這是一場全球大戰,正在我們看不到的網路世界發生。

走進駭客的生活

書中,作者親自走訪一群畢生志業就是要與網路犯罪份子作戰的「狩獵團」。不同於他們的對手,網路犯罪份子背後可能有著犯罪集團撐腰,甚至和情治單位之間有所關連,因此犯罪份子資源豐富,而狩獵團的成員卻不是如此。他們過著完全不同的生活。表面上,他們有時與普通人並沒有太大差別,甚至比普通人還更低調。他們不像俄羅斯那些日進斗金、名車代步的網路犯罪集團,也不是那種躲在碉堡不見天日的人,狩獵團成員分散在世界各地,有些人有著資安領域的正職,有些人與執法單位合作,也有些人就只是在正職工作之外兼差,有的人則是足不出戶。這本書中,作者很仔細地描寫了這些人的生活,讓讀者彷彿可以透過文字看到他們,正因為他們面對的是網路犯罪集團,他們當中很多人也不能真正露臉,這就成了最適切的方式。他們有著超越犯罪集團的資訊才華,而且選擇將這些才華用在正途上,卻因此要面對著犯罪集團報復的風險。甚至對於執法機關來說,管他黑帽白帽,即便是出於善意,有些駭客行為本身就是犯法。不僅如此,過著雙重生活的他們,現實中同樣要面對著各種與我們相同的生活困境,即便看著那些犯罪份子似乎輕易逍遙法外,也得堅持再艱難也要謹守那條界線

撰寫這本書的兩位作者芮妮.杜德利丹尼爾.戈爾登,兩人為調查記者出身,除了實地造訪了這些平時不會輕易公開亮相的獵人之外,對於其他包含犯罪份子在內的人事物,即便是無法實際訪問到這些人,他們仍抽絲剝繭地透過訪問其他相關人士,再加上可以查得到的公開資訊,像是偵探般用可以確認的真實資訊來拼湊出那個人的一生,卻又能夠生動地寫得如同他們自己身歷其境一樣。

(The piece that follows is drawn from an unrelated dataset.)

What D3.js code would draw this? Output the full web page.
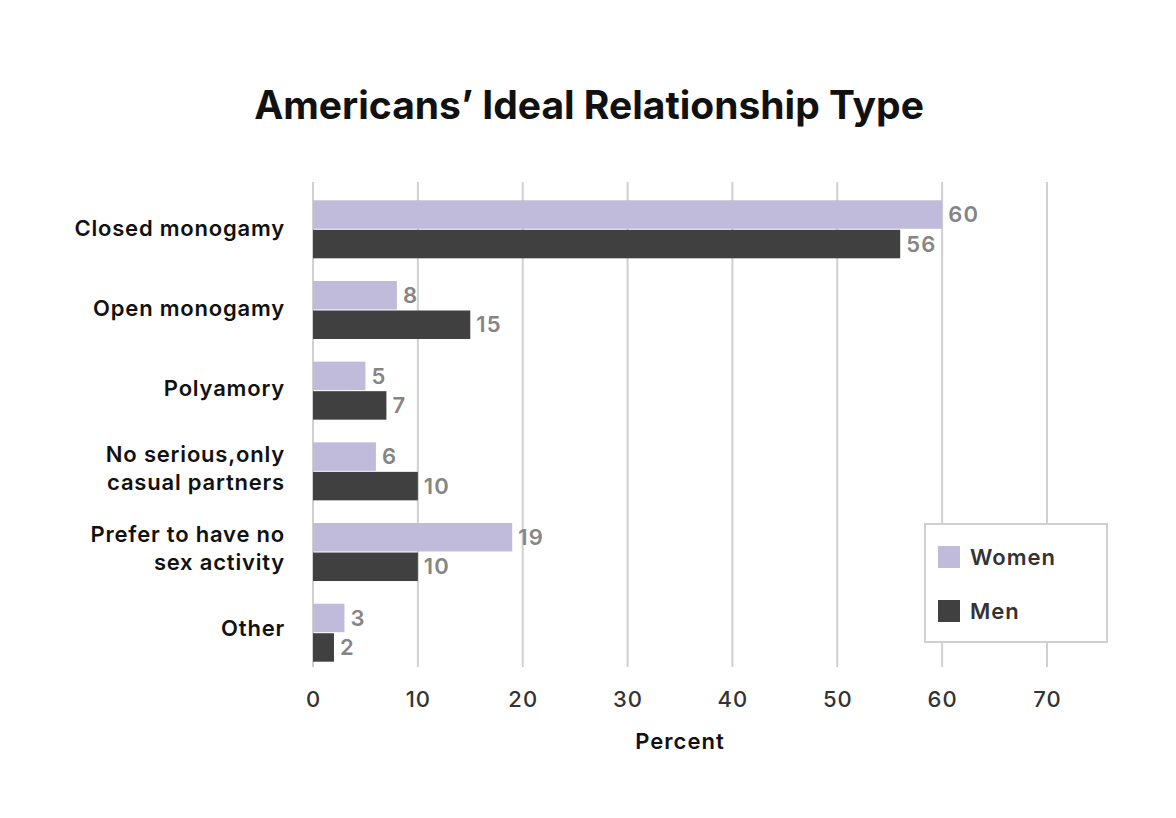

同時,書中也讓我們看到,面對勒索軟體的步步入侵,許多人卻還未有所警覺。網路就像是一片仍待開發的宇宙,我們可以去到任何一個所知的地方,但是多的是我們所不知道的角落,對於一般使用者來說,無法探索的角落就如同未知的黑夜一樣漆黑,那就是「暗網」。許多犯罪份子就躲在黑暗當中,等著襲擊的機會。《聯合報》在今年三月提出一份資安專題報導,直指我們的政府資安防衛意識低落,形同淪陷。可是其實這不只是台灣的問題,這是全世界的政府都得面對的課題。網路科技近年快速發展,人們對於資訊的理解卻跟不上發展的速度,要改變體制更不是一朝一夕的事情。三個月前,賭城兩大集團凱撒宮和米高梅分別遭到勒索集團攻擊,凱撒宮光是第一時間贖金就付了一千五百萬美元。美國甚至曾經一度因為勒索集團攻擊,整個美國東岸石油供應短少45%,造成嚴重損失和動盪。也就是在那之後,美國才真正開始重視資安防衛。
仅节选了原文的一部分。